We finally saw that Mo Salah is only human thanks to the tumble he took after coming under a challenge from Gary Cahill at Stamford Bridge on the penultimate Sunday of the Premier League season.
The man in the middle, Anthony Taylor, called it correctly in producing his yellow card, but, even more importantly for me, so did the Liverpool manager, Jurgen Klopp.
Of course it’s not natural to dive like that, but it can happen so quickly I still think the majority of our top coaches would opt to defend the player no matter what, given the same situation.
In fact, it’s a pity that we talk more about the ones who are so staunchly anti-diving, like Tony Pulis, for example, when perhaps he should actually represent the norm and the pundits should be calling out those who don’t take a stand, with their own players, too, instead.
For me what Klopp has done is to nip it in the bud with Salah, assuming he meant what he said. When a manager does step up and he takes control like that, responding by being pro-active in the face of simulation, if you like, I think the effect is that it nullifies it to an extent, and it”s our best chance of cutting this act of cheating out altogether.

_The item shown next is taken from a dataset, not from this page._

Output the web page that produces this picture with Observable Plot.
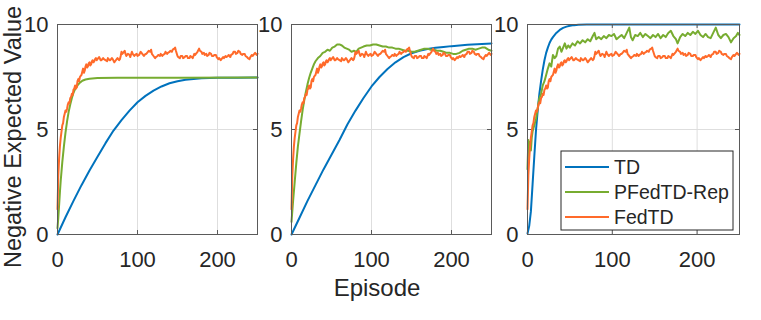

It’s all well and good and so very easy to say from where I’m sitting, without having to go through the stress of managing at that level, but I think the essential honesty Klopp shows time and again goes a long way to explaining his popularity. It’s one of many reasons he goes down so well with Liverpool supporters in particular.
Having given Klopp so much credit, however, I would like to take a moment to pay tribute to Salah, too. He is without a shadow of a doubt the best player of the season in my book. So much so that we are already talking in terms of how long Liverpool can realistically keep him.
We need more managers to do what Klopp did, and let’s face it, the easier thing to do by far would have been to switch the focus back to how amazing he is, and go with the narrative that he looks capable of joining the likes of Lionel Messi and Cristiano Ronaldo at the very top of the tree.
Salah has shown so much more recently than this blip in terms of his character. Some may have been surprised by the tenacity he showed in confronting an Egyptian team-mate when Liverpool faced West Brom and their defender Ahmed Hegazi, for example. I wasn’t, and if anything it confirmed the calmness coupled with the determination you see in those old rivals from Barcelona and Real Madrid respectively.
OK, you will see some fire come out occasionally, but overall, the way that pair manage to defy any attempts to intimidate them is another mark of their greatness, and for me Salah has shown he possesses a similar mentality.
I felt after the semi-final first leg victory over Roma that there were signs Liverpool might have it in them to win the Champions League again, even if that means meeting the tallest of orders in defeating a side chasing its 13th, and a fourth in five seasons at that.
Provided Salah can maintain the kind of devastating form he has shown for the vast majority of the season, I see no reason to change my mind.